DESCRIPTION OF THE TASK » Write out the full listing exactly as given, minus the images.

/---

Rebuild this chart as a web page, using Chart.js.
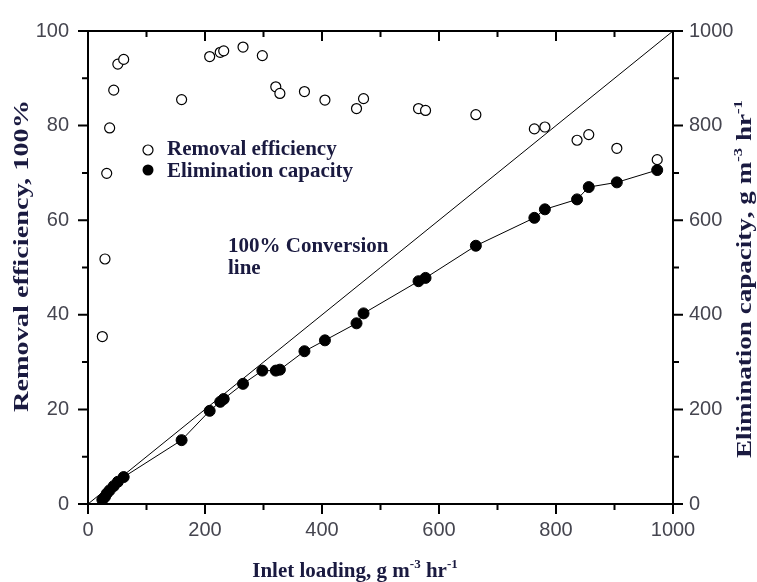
<!DOCTYPE html>
<html>
<head>
<meta charset="utf-8">
<script src="https://cdn.jsdelivr.net/npm/chart.js@4/dist/chart.umd.min.js"></script>
<style>
  body { margin: 0; background: #fff; }
</style>
</head>
<body>
<canvas id="bio" width="757" height="582"></canvas>
<script>
// inlet loading (g m-3 hr-1) for each run
var inletLoad = [24.5, 29, 32, 37, 44, 51, 61, 160, 208, 226, 232, 265, 298, 321, 328, 370, 405, 459, 471, 565, 577, 663, 763, 781, 836, 856, 904, 973];
// removal efficiency, %
var removalEff = [35.4, 51.8, 69.9, 79.5, 87.5, 93.0, 94.0, 85.5, 94.6, 95.5, 95.8, 96.6, 94.8, 88.2, 86.8, 87.2, 85.4, 83.6, 85.7, 83.6, 83.2, 82.3, 79.3, 79.7, 76.9, 78.1, 75.2, 72.8];
// elimination capacity, g m-3 hr-1
var elimCap = [9, 15, 22, 29, 38, 47, 57, 135, 197, 216, 222, 254, 282, 282, 284, 323, 346, 382, 403, 471, 478, 546, 605, 623, 644, 670, 680, 706];
// 100% conversion reference line
var convX = [0, 1000];
var convY = [0, 1000];

var xTicks = [0, 200, 400, 600, 800, 1000];
var yTicks = [0, 20, 40, 60, 80, 100];
var y2Ticks = [0, 200, 400, 600, 800, 1000];

var ink = '#1a1a40';
var serif = '"Liberation Serif", "Times New Roman", serif';

function pts(xs, ys) {
    return xs.map(function(x, i){ return {x: x, y: ys[i]}; });
}

function partFont(p, size) {
    return 'bold ' + (p.sup ? size * 0.62 : size) + 'px ' + serif;
}

function partsWidth(ctx, parts, size) {
    var total = 0;
    parts.forEach(function(p){
        ctx.font = partFont(p, size);
        p.w = ctx.measureText(p.t).width;
        total += p.w;
    });
    return total;
}

// draws a line of text with superscript pieces, centred on x
function supText(ctx, parts, x, y, size) {
    var total = partsWidth(ctx, parts, size);
    var cx = x - total / 2;
    ctx.textAlign = 'left';
    ctx.textBaseline = 'alphabetic';
    parts.forEach(function(p){
        ctx.font = partFont(p, size);
        ctx.fillText(p.t, cx, p.sup ? y - size * 0.42 : y);
        cx += p.w;
    });
}

// vertical title, stretched along its length to span `len` pixels
function sideTitle(ctx, parts, x, y, size, len) {
    var w = partsWidth(ctx, parts, size);
    ctx.save();
    ctx.translate(x, y);
    ctx.rotate(-Math.PI / 2);
    ctx.scale(len / w, 1);
    supText(ctx, parts, 0, 0, size);
    ctx.restore();
}

var unitParts = function() {
    return [{t: ', g m'}, {t: '-3', sup: true}, {t: ' hr'}, {t: '-1', sup: true}];
};

var frame = {
    id: 'frame',
    afterDraw: function(chart) {
        var ctx = chart.ctx, a = chart.chartArea;
        var sx = chart.scales.x, sy = chart.scales.y, sy2 = chart.scales.y2;
        ctx.save();
        ctx.strokeStyle = '#000';
        ctx.lineWidth = 2;
        // top and right border
        ctx.beginPath();
        ctx.moveTo(a.left - 1, a.top);
        ctx.lineTo(a.right, a.top);
        ctx.lineTo(a.right, a.bottom);
        ctx.stroke();

        // tick marks, majors and minors
        ctx.beginPath();
        for (var v = 0; v <= 1000; v += 100) {
            var px = sx.getPixelForValue(v);
            var len = (v % 200 === 0) ? 10 : 6;
            ctx.moveTo(px, a.bottom); ctx.lineTo(px, a.bottom + len);
            ctx.moveTo(px, a.top); ctx.lineTo(px, a.top + len);
            var py2 = sy2.getPixelForValue(v);
            ctx.moveTo(a.right, py2); ctx.lineTo(a.right + len, py2);
        }
        for (var w = 0; w <= 100; w += 10) {
            var py = sy.getPixelForValue(w);
            var l2 = (w % 20 === 0) ? 10 : 6;
            ctx.moveTo(a.left, py); ctx.lineTo(a.left - l2, py);
        }
        ctx.stroke();

        ctx.fillStyle = ink;
        // axis titles
        supText(ctx, [{t: 'Inlet loading'}].concat(unitParts()), 355, 577, 21);
        sideTitle(ctx, [{t: 'Removal efficiency, 100%'}], 28, 256, 21, 312);
        sideTitle(ctx, [{t: 'Elimination capacity'}].concat(unitParts()), 751, 279, 21, 358);

        // legend
        ctx.lineWidth = 1.2;
        ctx.beginPath();
        ctx.arc(148, 150, 5, 0, Math.PI * 2);
        ctx.fillStyle = '#fff';
        ctx.fill();
        ctx.strokeStyle = '#000';
        ctx.stroke();
        ctx.beginPath();
        ctx.arc(148, 170, 5.5, 0, Math.PI * 2);
        ctx.fillStyle = '#000';
        ctx.fill();
        ctx.fillStyle = ink;
        ctx.font = 'bold 21px ' + serif;
        ctx.textAlign = 'left';
        ctx.textBaseline = 'alphabetic';
        ctx.fillText('Removal efficiency', 167, 155);
        ctx.fillText('Elimination capacity', 167, 177);

        // label for the conversion line
        ctx.fillText('100% Conversion', 228, 252);
        ctx.fillText('line', 228, 274);
        ctx.restore();
    }
};

var tickFont = {family: '"Liberation Sans", Arial, sans-serif', size: 20};
var tickColor = '#45454f';
var plain = function(v) { return String(v); };

new Chart(document.getElementById('bio'), {
    type: 'scatter',
    data: {
        datasets: [
            {
                label: '100% Conversion line',
                data: pts(convX, convY),
                yAxisID: 'y2',
                showLine: true,
                borderColor: '#000',
                borderWidth: 1,
                pointRadius: 0
            },
            {
                label: 'Elimination capacity',
                data: pts(inletLoad, elimCap),
                yAxisID: 'y2',
                showLine: true,
                borderColor: '#000',
                borderWidth: 1,
                pointRadius: 5.5,
                pointBackgroundColor: '#000',
                pointBorderColor: '#000',
                pointBorderWidth: 1
            },
            {
                label: 'Removal efficiency',
                data: pts(inletLoad, removalEff),
                yAxisID: 'y',
                showLine: false,
                pointRadius: 5,
                pointBackgroundColor: '#fff',
                pointBorderColor: '#000',
                pointBorderWidth: 1.2
            }
        ]
    },
    options: {
        responsive: false,
        devicePixelRatio: 1,
        animation: false,
        layout: { padding: { top: 25, left: 0, right: 0, bottom: 0 } },
        plugins: { legend: { display: false }, tooltip: { enabled: false } },
        scales: {
            x: {
                type: 'linear', position: 'bottom', min: 0, max: 1000,
                afterFit: function(s){ s.height = 78; },
                afterBuildTicks: function(s){ s.ticks = xTicks.map(function(v){ return {value: v}; }); },
                grid: { display: false, drawTicks: false },
                border: { display: true, width: 2, color: '#000' },
                ticks: { font: tickFont, color: tickColor, padding: 14, maxRotation: 0, callback: plain }
            },
            y: {
                type: 'linear', position: 'left', min: 0, max: 100,
                afterFit: function(s){ s.width = 88; },
                afterBuildTicks: function(s){ s.ticks = yTicks.map(function(v){ return {value: v}; }); },
                grid: { display: false, drawTicks: false },
                border: { display: true, width: 2, color: '#000' },
                ticks: { font: tickFont, color: tickColor, padding: 19, callback: plain }
            },
            y2: {
                type: 'linear', position: 'right', min: 0, max: 1000,
                afterFit: function(s){ s.width = 84; },
                afterBuildTicks: function(s){ s.ticks = y2Ticks.map(function(v){ return {value: v}; }); },
                grid: { display: false, drawTicks: false },
                border: { display: true, width: 2, color: '#000' },
                ticks: { font: tickFont, color: tickColor, padding: 16, callback: plain }
            }
        }
    },
    plugins: [frame]
});
</script>
</body>
</html>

\---

TASK RESULT »
Rebuild this chart as a web page, using Chart.js.
<!DOCTYPE html>
<html>
<head>
<meta charset="utf-8">
<script src="https://cdn.jsdelivr.net/npm/chart.js@4/dist/chart.umd.min.js"></script>
<style>
  body { margin: 0; background: #fff; }
</style>
</head>
<body>
<canvas id="bio" width="757" height="582"></canvas>
<script>
// inlet loading (g m-3 hr-1) for each run
var inletLoad = [24.5, 29, 32, 37, 44, 51, 61, 160, 208, 226, 232, 265, 298, 321, 328, 370, 405, 459, 471, 565, 577, 663, 763, 781, 836, 856, 904, 973];
// removal efficiency, %
var removalEff = [35.4, 51.8, 69.9, 79.5, 87.5, 93.0, 94.0, 85.5, 94.6, 95.5, 95.8, 96.6, 94.8, 88.2, 86.8, 87.2, 85.4, 83.6, 85.7, 83.6, 83.2, 82.3, 79.3, 79.7, 76.9, 78.1, 75.2, 72.8];
// elimination capacity, g m-3 hr-1
var elimCap = [9, 15, 22, 29, 38, 47, 57, 135, 197, 216, 222, 254, 282, 282, 284, 323, 346, 382, 403, 471, 478, 546, 605, 623, 644, 670, 680, 706];
// 100% conversion reference line
var convX = [0, 1000];
var convY = [0, 1000];

var xTicks = [0, 200, 400, 600, 800, 1000];
var yTicks = [0, 20, 40, 60, 80, 100];
var y2Ticks = [0, 200, 400, 600, 800, 1000];

var ink = '#1a1a40';
var serif = '"Liberation Serif", "Times New Roman", serif';

function pts(xs, ys) {
    return xs.map(function(x, i){ return {x: x, y: ys[i]}; });
}

function partFont(p, size) {
    return 'bold ' + (p.sup ? size * 0.62 : size) + 'px ' + serif;
}

function partsWidth(ctx, parts, size) {
    var total = 0;
    parts.forEach(function(p){
        ctx.font = partFont(p, size);
        p.w = ctx.measureText(p.t).width;
        total += p.w;
    });
    return total;
}

// draws a line of text with superscript pieces, centred on x
function supText(ctx, parts, x, y, size) {
    var total = partsWidth(ctx, parts, size);
    var cx = x - total / 2;
    ctx.textAlign = 'left';
    ctx.textBaseline = 'alphabetic';
    parts.forEach(function(p){
        ctx.font = partFont(p, size);
        ctx.fillText(p.t, cx, p.sup ? y - size * 0.42 : y);
        cx += p.w;
    });
}

// vertical title, stretched along its length to span `len` pixels
function sideTitle(ctx, parts, x, y, size, len) {
    var w = partsWidth(ctx, parts, size);
    ctx.save();
    ctx.translate(x, y);
    ctx.rotate(-Math.PI / 2);
    ctx.scale(len / w, 1);
    supText(ctx, parts, 0, 0, size);
    ctx.restore();
}

var unitParts = function() {
    return [{t: ', g m'}, {t: '-3', sup: true}, {t: ' hr'}, {t: '-1', sup: true}];
};

var frame = {
    id: 'frame',
    afterDraw: function(chart) {
        var ctx = chart.ctx, a = chart.chartArea;
        var sx = chart.scales.x, sy = chart.scales.y, sy2 = chart.scales.y2;
        ctx.save();
        ctx.strokeStyle = '#000';
        ctx.lineWidth = 2;
        // top and right border
        ctx.beginPath();
        ctx.moveTo(a.left - 1, a.top);
        ctx.lineTo(a.right, a.top);
        ctx.lineTo(a.right, a.bottom);
        ctx.stroke();

        // tick marks, majors and minors
        ctx.beginPath();
        for (var v = 0; v <= 1000; v += 100) {
            var px = sx.getPixelForValue(v);
            var len = (v % 200 === 0) ? 10 : 6;
            ctx.moveTo(px, a.bottom); ctx.lineTo(px, a.bottom + len);
            ctx.moveTo(px, a.top); ctx.lineTo(px, a.top + len);
            var py2 = sy2.getPixelForValue(v);
            ctx.moveTo(a.right, py2); ctx.lineTo(a.right + len, py2);
        }
        for (var w = 0; w <= 100; w += 10) {
            var py = sy.getPixelForValue(w);
            var l2 = (w % 20 === 0) ? 10 : 6;
            ctx.moveTo(a.left, py); ctx.lineTo(a.left - l2, py);
        }
        ctx.stroke();

        ctx.fillStyle = ink;
        // axis titles
        supText(ctx, [{t: 'Inlet loading'}].concat(unitParts()), 355, 577, 21);
        sideTitle(ctx, [{t: 'Removal efficiency, 100%'}], 28, 256, 21, 312);
        sideTitle(ctx, [{t: 'Elimination capacity'}].concat(unitParts()), 751, 279, 21, 358);

        // legend
        ctx.lineWidth = 1.2;
        ctx.beginPath();
        ctx.arc(148, 150, 5, 0, Math.PI * 2);
        ctx.fillStyle = '#fff';
        ctx.fill();
        ctx.strokeStyle = '#000';
        ctx.stroke();
        ctx.beginPath();
        ctx.arc(148, 170, 5.5, 0, Math.PI * 2);
        ctx.fillStyle = '#000';
        ctx.fill();
        ctx.fillStyle = ink;
        ctx.font = 'bold 21px ' + serif;
        ctx.textAlign = 'left';
        ctx.textBaseline = 'alphabetic';
        ctx.fillText('Removal efficiency', 167, 155);
        ctx.fillText('Elimination capacity', 167, 177);

        // label for the conversion line
        ctx.fillText('100% Conversion', 228, 252);
        ctx.fillText('line', 228, 274);
        ctx.restore();
    }
};

var tickFont = {family: '"Liberation Sans", Arial, sans-serif', size: 20};
var tickColor = '#45454f';
var plain = function(v) { return String(v); };

new Chart(document.getElementById('bio'), {
    type: 'scatter',
    data: {
        datasets: [
            {
                label: '100% Conversion line',
                data: pts(convX, convY),
                yAxisID: 'y2',
                showLine: true,
                borderColor: '#000',
                borderWidth: 1,
                pointRadius: 0
            },
            {
                label: 'Elimination capacity',
                data: pts(inletLoad, elimCap),
                yAxisID: 'y2',
                showLine: true,
                borderColor: '#000',
                borderWidth: 1,
                pointRadius: 5.5,
                pointBackgroundColor: '#000',
                pointBorderColor: '#000',
                pointBorderWidth: 1
            },
            {
                label: 'Removal efficiency',
                data: pts(inletLoad, removalEff),
                yAxisID: 'y',
                showLine: false,
                pointRadius: 5,
                pointBackgroundColor: '#fff',
                pointBorderColor: '#000',
                pointBorderWidth: 1.2
            }
        ]
    },
    options: {
        responsive: false,
        devicePixelRatio: 1,
        animation: false,
        layout: { padding: { top: 25, left: 0, right: 0, bottom: 0 } },
        plugins: { legend: { display: false }, tooltip: { enabled: false } },
        scales: {
            x: {
                type: 'linear', position: 'bottom', min: 0, max: 1000,
                afterFit: function(s){ s.height = 78; },
                afterBuildTicks: function(s){ s.ticks = xTicks.map(function(v){ return {value: v}; }); },
                grid: { display: false, drawTicks: false },
                border: { display: true, width: 2, color: '#000' },
                ticks: { font: tickFont, color: tickColor, padding: 14, maxRotation: 0, callback: plain }
            },
            y: {
                type: 'linear', position: 'left', min: 0, max: 100,
                afterFit: function(s){ s.width = 88; },
                afterBuildTicks: function(s){ s.ticks = yTicks.map(function(v){ return {value: v}; }); },
                grid: { display: false, drawTicks: false },
                border: { display: true, width: 2, color: '#000' },
                ticks: { font: tickFont, color: tickColor, padding: 19, callback: plain }
            },
            y2: {
                type: 'linear', position: 'right', min: 0, max: 1000,
                afterFit: function(s){ s.width = 84; },
                afterBuildTicks: function(s){ s.ticks = y2Ticks.map(function(v){ return {value: v}; }); },
                grid: { display: false, drawTicks: false },
                border: { display: true, width: 2, color: '#000' },
                ticks: { font: tickFont, color: tickColor, padding: 16, callback: plain }
            }
        }
    },
    plugins: [frame]
});
</script>
</body>
</html>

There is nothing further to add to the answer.